De ahí que había otra opinión defendida por Hugo de San Víctor, Alejandro de Hales y otros, según la cual el poder otorgado por Cristo a la Iglesia y al Papa era espiritual, y solo se refería a la religión y a la salvación de las almas. La Iglesia no tenía una mera jurisdicción temporal por derecho divino; los reyes y emperadores cristianos eran supremos dentro de los límites de su autoridad temporal. Sin embargo, en la medida en que todo debe ceder cuando se trata de la salvación de las almas, "¿De qué le sirve a un hombre ganar el mundo entero y sufrir la pérdida de su alma?" y, "Si tu ojo derecho te escandaliza, sácalo y tíralo"; entonces todos los impedimentos para la salvación deben ser eliminados. Por lo tanto, aquel que tiene el cuidado de la salvación del alma debe tener el poder para remover cualquier impedimento a la salvación, incluso si es causado por un rey o emperador cristiano. Además, los reyes y emperadores cristianos son hijos de la Iglesia, y como tales sujetos a las reglas supremas de la Iglesia.

Los primeros emperadores cristianos reconocieron esto; grandes santos y obispos como San Ambrosio y San Crisóstomo lo enseñaron y actuaron en consecuencia; los Papas de la Edad Media solo estaban siguiendo un precedente cuando actuaban de la misma manera. Belarmino, uno de los principales exponentes de esta teoría del poder indirecto de los Papas sobre los asuntos temporales, dice que era la opinión común de los teólogos; Francisco Suárez, otro gran defensor de la misma opinión, en su volumen contra Jacobo I de Inglaterra, dice que fue la opinión más aceptada y aprobada entre los católicos. En nuestro tiempo, esta opinión ha sido generalmente aceptada, y León XIII parece adoptarla en su encíclica citada anteriormente sobre la constitución cristiana de los Estados. "Lo que sea", dice, "en las cosas humanas es de carácter sagrado, todo lo que pertenece, ya sea por su propia naturaleza o por el fin al que se refiere, a la salvación de las almas o al culto a Dios, está sujeto al poder y juicio de la Iglesia".

Teoría de Poder Directivo

Una tercera opinión fue sostenida por Fénelon, Gosselin y algunos otros, de que el Papa solo tiene un poder directivo y orientador, no restrictivo, sobre los asuntos temporales. Estos escritores enseñaron que la Iglesia debe instruir, exhortar, advertir y amonestar a los gobernantes temporales; puede declarar que una ley civil es injusta, pero que no tiene poder coercitivo ni siquiera indirectamente en asuntos temporales. Esta posición de la escuela galicana ahora está abandonada por todos los católicos y se ha vuelto obsoleta. Por lo que se ha dicho, quedará claro cuáles son la naturaleza, el alcance y los límites o la lealtad civil de acuerdo con las enseñanzas de la Iglesia Católica. Según esa enseñanza, los ciudadanos están obligados religiosamente a reverenciar y obedecer a sus gobernantes civiles en todos los asuntos que pertenecen a la esfera del gobierno civil. Esa esfera comprende todo lo que pueda contribuir al bienestar temporal de todo el cuerpo de ciudadanos.

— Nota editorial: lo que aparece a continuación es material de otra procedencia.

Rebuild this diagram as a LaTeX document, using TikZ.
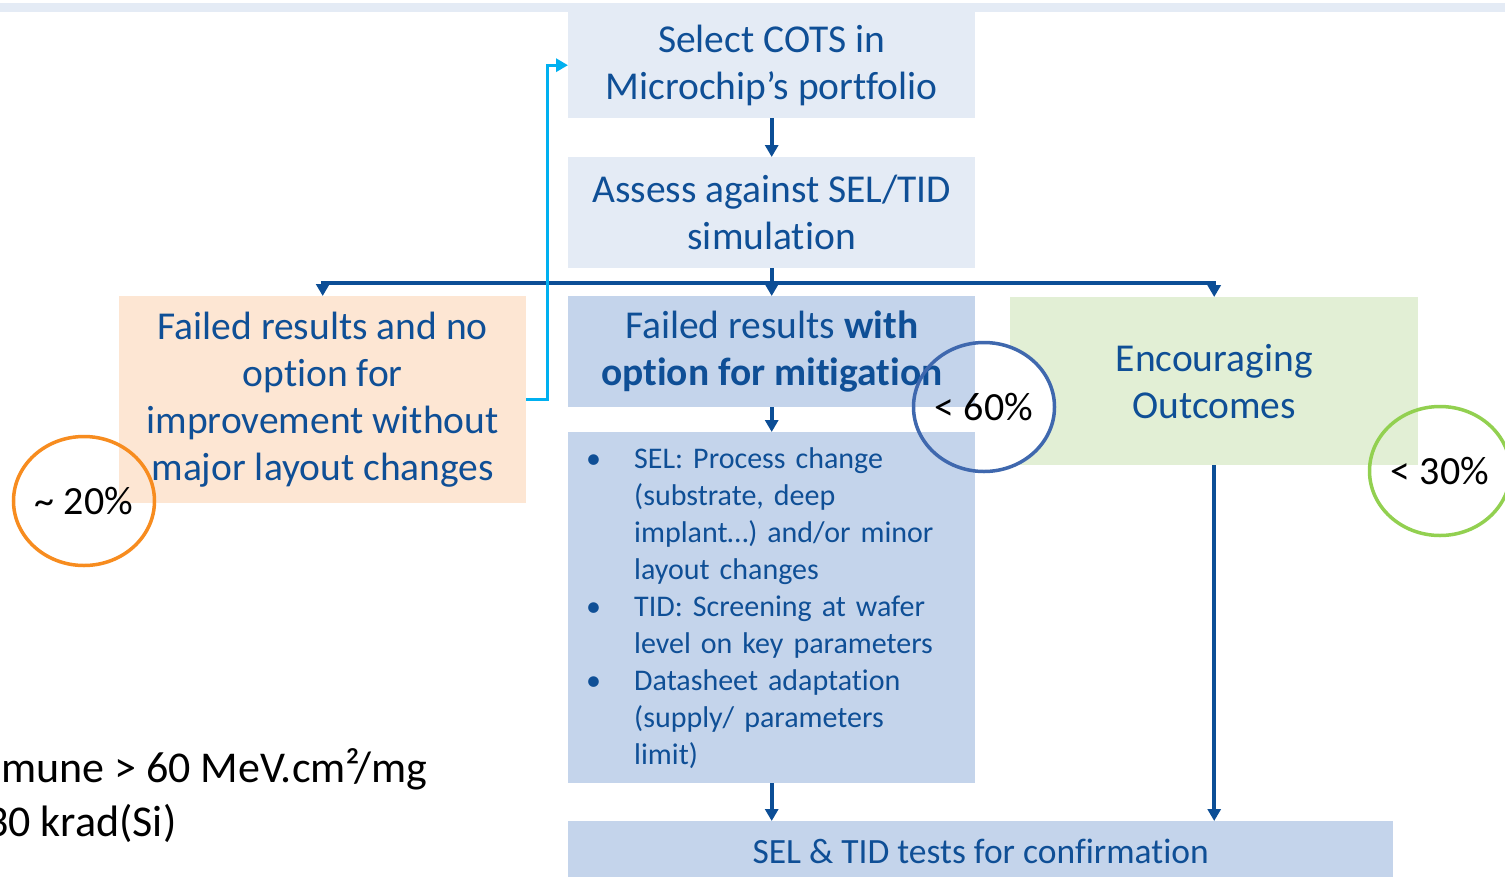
\documentclass[tikz,border=0pt]{standalone}
\usepackage{fontspec}
\setmainfont{Carlito}[Ligatures=CommonOff]
\usetikzlibrary{arrows.meta,shapes.geometric}
\definecolor{navy}{HTML}{0F4F96}
\definecolor{linkc}{HTML}{0C4E96}
\definecolor{paleblue}{HTML}{E4EBF5}
\definecolor{midblue}{HTML}{C4D4EB}
\definecolor{peach}{HTML}{FDE6D3}
\definecolor{sage}{HTML}{E2EFD5}
\definecolor{skyc}{HTML}{00B0F0}
\definecolor{ringorange}{HTML}{F78C1F}
\definecolor{ringblue}{HTML}{3F68AE}
\definecolor{ringgreen}{HTML}{92D050}
\begin{document}
\begin{tikzpicture}[x=1pt,y=-1pt,line join=miter,
  box/.style={rectangle,inner sep=0pt,minimum width=407pt,anchor=north west,align=center,text=navy,font=\fontsize{39.5}{47}\selectfont},
  link/.style={draw=linkc,line width=4pt,-{Triangle[width=13pt,length=12pt]}},
  feedback/.style={draw=skyc,line width=3pt,-{Triangle[width=13pt,length=12pt]}},
  ring/.style={ellipse,draw=#1,line width=3.5pt,minimum width=141pt,minimum height=129pt,inner sep=0pt,font=\fontsize{40}{44}\selectfont}]
	\clip (0,0) rectangle (1505,876);
	\fill[white] (0,0) rectangle (1505,876);
	\fill[paleblue] (0,3) rectangle (1505,12);
	\node[box,fill=paleblue,minimum height=106pt] (select) at (568,12) {Select COTS in\\Microchip’s portfolio};
	\node[box,fill=paleblue,minimum height=111pt] (assess) at (568,157) {Assess against SEL/TID\\simulation};
	\node[box,fill=peach,minimum height=207pt] (nofix) at (119,296) {Failed results and no\\option for\\improvement without\\major layout changes};
	\node[box,fill=sage,minimum width=408pt,minimum height=168pt] (good) at (1010,297) {Encouraging\\Outcomes};
	\fill[white] (984,407) ellipse [x radius=70pt,y radius=65pt];
	\node[box,fill=midblue,minimum height=111pt] (fix) at (568,296) {Failed results \textbf{with}\\\textbf{option for mitigation}};
	\node[box,fill=midblue,minimum height=351pt,align=left,text width=371pt,inner xsep=18pt,font=\fontsize{30}{37}\selectfont] (steps) at (568,432)
		{\makebox[48pt][l]{•}SEL: Process change\\\hspace*{48pt}(substrate, deep\\\hspace*{48pt}implant…) and/or minor\\\hspace*{48pt}layout changes\\
		\makebox[48pt][l]{•}TID: Screening at wafer\\\hspace*{48pt}level on key parameters\\
		\makebox[48pt][l]{•}Datasheet adaptation\\\hspace*{48pt}(supply/ parameters\\\hspace*{48pt}limit)};
	\node[box,fill=midblue,minimum width=825pt,minimum height=60pt,font=\fontsize{35.5}{42}\selectfont] (tests) at (568,821) {SEL \& TID tests for confirmation};
	\draw[link] (select) -- (assess);
	\draw[draw=linkc,line width=4pt] (assess.south) -- ++(0,15) coordinate (split);
	\draw[link] (split) -| (nofix.north);
	\draw[link] (split) -| (good.north);
	\draw[link] (split) -- (fix.north);
	\draw[link] (fix) -- (steps);
	\draw[link] (steps) -- (tests.north -| steps.south);
	\draw[link] (good) -- (good.south |- tests.north);
	\draw[feedback] (nofix.east) -- ++(21,0) |- (select.west);
	\node[ring=ringorange] (low) at (84,501) {\textasciitilde{} 20\%};
	\node[ring=ringblue] (mid) at (984,407) {< 60\%};
	\node[ring=ringgreen] (high) at (1440,471) {< 30\%};
	\node[anchor=base west,inner sep=0pt,font=\fontsize{44}{52}\selectfont] (letlim) at (1,782) {mune > 60 MeV.cm²/mg};
	\node[anchor=base west,inner sep=0pt,font=\fontsize{44}{52}\selectfont] (tidlim) at (-14,836) {30 krad(Si)};
\end{tikzpicture}
\end{document}
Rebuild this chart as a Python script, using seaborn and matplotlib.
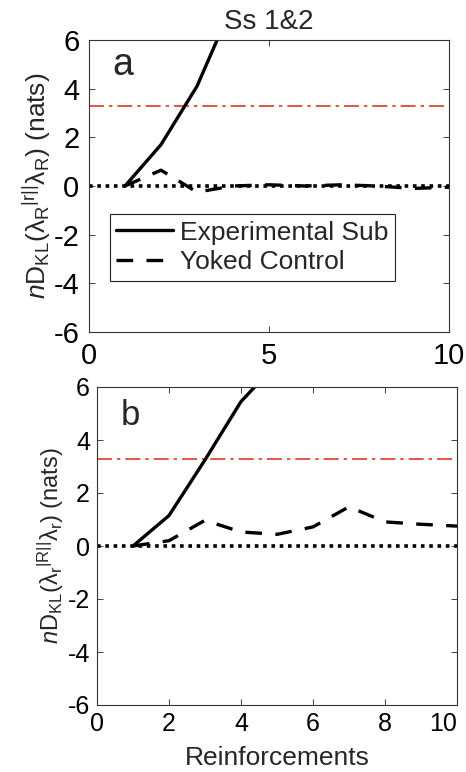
import numpy as np
import pandas as pd
import matplotlib
matplotlib.use("Agg")
import matplotlib.pyplot as plt
import seaborn as sns

# ---- data ----
reinforcements = [1, 2, 3, 4, 5, 6, 7, 8, 9, 10]
exp_a = [0.0, 1.7, 4.1, 7.5, 10.5, 13.0, 15.5, 18.0, 20.5, 23.0]
yoked_a = [0.0, 0.65, -0.25, 0.0, 0.05, 0.0, 0.05, 0.0, -0.1, -0.05]
exp_b = [0.0, 1.15, 3.25, 5.45, 6.9, 8.5, 10.0, 11.5, 13.0, 14.5]
yoked_b = [0.0, 0.2, 0.97, 0.53, 0.44, 0.72, 1.48, 0.91, 0.82, 0.75]
threshold = 3.3
title = "Ss 1&2"
legend_labels = ["Experimental Sub", "Yoked Control"]
xticks_a = [0, 5, 10]
xticks_b = [0, 2, 4, 6, 8, 10]
yticks = [-6, -4, -2, 0, 2, 4, 6]

sns.set_style("ticks")
plt.rcParams['font.family'] = ['Liberation Sans', 'DejaVu Sans']
plt.rcParams['mathtext.fontset'] = 'custom'
plt.rcParams['mathtext.rm'] = 'Liberation Sans'
plt.rcParams['mathtext.it'] = 'Liberation Sans:italic'
plt.rcParams['mathtext.bf'] = 'Liberation Sans:bold'
plt.rcParams['axes.unicode_minus'] = False

fig = plt.figure(figsize=(4.66, 7.72), dpi=100)
ax1 = fig.add_axes([89/466, (772-332)/772, 360/466, 292/772])
ax2 = fig.add_axes([97/466, (772-705)/772, 360/466, 318/772])

red = (0.86, 0.22, 0.15)

def draw(ax, exp, yok, xticks, tick_fs, pad):
    df = pd.DataFrame({"x": reinforcements * 2,
                       "y": list(exp) + list(yok),
                       "group": [legend_labels[0]] * len(exp) + [legend_labels[1]] * len(yok)})
    sns.lineplot(data=df[df.group == legend_labels[0]], x="x", y="y", ax=ax,
                 color="black", linewidth=2.4, label=legend_labels[0])
    sns.lineplot(data=df[df.group == legend_labels[1]], x="x", y="y", ax=ax,
                 color="black", linewidth=2.4, linestyle=(0, (5, 4)), label=legend_labels[1])
    ax.axhline(threshold, color=red, linewidth=1.2, linestyle=(0, (9, 3, 2, 3)), zorder=1)
    ax.plot([0, 10], [0, 0], color="black", linewidth=2.6, linestyle=(0, (1, 1.3)), zorder=1)
    ax.set_xlim(0, 10)
    ax.set_ylim(-6, 6)
    ax.set_xticks(xticks)
    ax.set_yticks(yticks)
    ax.tick_params(direction="in", top=True, right=True, length=4, width=0.6,
                   labelsize=tick_fs, colors="#222222", labelcolor="black", pad=pad)
    for s in ax.spines.values():
        s.set_visible(True)
        s.set_color("#333333")
        s.set_linewidth(0.8)

draw(ax1, exp_a, yoked_a, xticks_a, 21, 7)
draw(ax2, exp_b, yoked_b, xticks_b, 18, 5)

# keep the last x tick label inside the figure
ax2.get_xticklabels()[-1].set_horizontalalignment("right")
ax2.get_xticklabels()[-1].set_x(10.05)

ax1.set_xlabel("")
ax1.set_ylabel(r"$n\mathrm{D}_{\mathrm{KL}}(\mathrm{\lambda}_{\mathrm{R}}{}^{|\mathrm{r}||}\mathrm{\lambda}_{\mathrm{R}})$ (nats)",
               fontsize=19, labelpad=0)
ax2.set_xlabel("Reinforcements", fontsize=19, labelpad=7)
ax2.set_ylabel(r"$n\mathrm{D}_{\mathrm{KL}}(\mathrm{\lambda}_{\mathrm{r}}{}^{|\mathrm{R}||}\mathrm{\lambda}_{\mathrm{r}})$ (nats)",
               fontsize=17, labelpad=1)
ax1.set_title(title, fontsize=20, pad=8)

ax1.text(0.065, 0.915, "a", transform=ax1.transAxes, fontsize=27, va="center", ha="left")
ax2.text(0.065, 0.909, "b", transform=ax2.transAxes, fontsize=25, va="center", ha="left")

leg = ax1.legend(loc="upper left", bbox_to_anchor=(0.058, 0.404), fontsize=19,
                 handlelength=2.15, handletextpad=0.27, borderpad=0.25, labelspacing=0.2,
                 frameon=True, fancybox=False, borderaxespad=0)
leg.get_frame().set_edgecolor("#222222")
leg.get_frame().set_linewidth(0.8)
leg.get_frame().set_alpha(1)
ax2.get_legend().remove()

fig.savefig("out.png", dpi=100)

Como la religión es un deber sagrado y su práctica contribuye mucho al bienestar de los ciudadanos, el Estado no debe ser indiferente a la religión. Aun así, el cuidado directo de la religión no se ha encomendado al Estado sino a la Iglesia fundada por Cristo, que es una sociedad a la que pertenecen los miembros bautizados del Estado en todo el mundo, que tiene todos los poderes necesarios para el logro de su fin sobrenatural, la santificación y salvación de las almas, y que es independiente del Estado. De ahí que hay límites fijados al deber de la lealtad civil. El Estado no es competente para hacer leyes en materia de religión, ni puede interferir con los derechos de la Iglesia. Si el Estado transgrede los límites asignados, el deber de obediencia cesa: “Debemos obedecer a Dios antes que a los hombres.” El católico no invoca este principio cristiano indudable para proteger su deslealtad y desobediencia al Estado con el pretexto engañoso de seguir su conciencia. En asuntos del deber, el católico no se guía por el juicio privado, sino por la enseñanza pública y la ley de la Iglesia Católica. El Estado no tiene nada que temer de la acción de la Iglesia Católica; toda su energía está destinada a hacer de sus hijos hombres, cristianos y ciudadanos buenos. Además, la enseñanza, poder e influencia espiritual de la Iglesia son necesarios a fin de corregir ciertas tendencias modernas que exageran el poder del Estado. En la medida en que ciertas doctrinas de algunos socialistas e idealistas se traducen en hechos, el poder del Estado aumentará y la libertad con la que Cristo liberó al mundo cristiano estará en grave peligro.